The Flyer's Mary Cashiola has been looking into things and has amassed a good deal of detail about the situation (City Reporter, page 6). It will repay a reader to take the time to read Cashiola's story carefully. As is so often the case when something may be amiss in the conduct of public business, the complexities involved may be off-putting. To provide historical context, this is why a very real conflict-of-interest problem involving then-President Richard Nixon and the communications monolith ITT failed to make an impression on the public in 1971, despite months of dutiful attempts to explain it on the part of newspapers and other periodicals. A year later came Watergate, however, and the end was near. Anybody could comprehend what bugging and burglary were all about.
More recently, Republican foes of former President Clinton flailed away at arcane real estate issues for years without getting anywhere. It took a sex scandal for them to get their man before the bar of justice. Both the end and the means of doing so were dubious, to say the least, but that's another issue.

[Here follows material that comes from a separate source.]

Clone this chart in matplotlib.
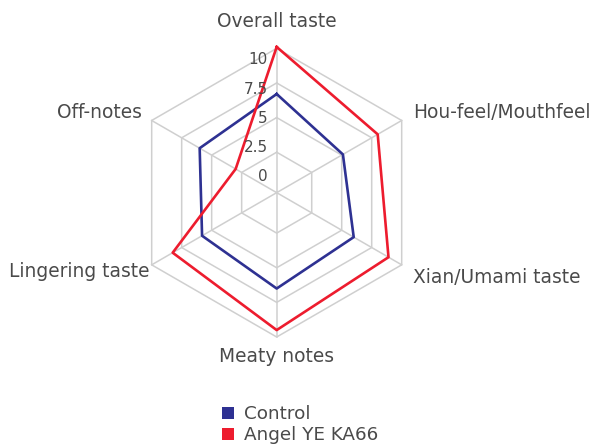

The questions now being raised about the school system's transportation system are, indeed, complicated, and they may lead to more questions rather than quick and immediate answers. But the allegations cover a wide variety of possible misdeeds: overbilling, poor (and even dangerous) bus procedures, violation of federal mandates, and collusion between private interests and present or former school-system personnel.
To his credit, Watson has acted on the information which has surfaced, directing the school system's internal-affairs department to make a "comprehensive audit/investigation" of the transportation division covering the period from April 2000 to the present. Even more notably, he has asked that evidence of "unlawful" activity be forwarded directly to law-enforcement authorities.
We hope this is not just a pro forma gesture which will ritualize the problem out of existence. We trust that the superintendent means for the inquiry to go forward seriously. We know not where the journey leads, but the vehicle of investigation is under way, and that, as they say, is exceedingly fine.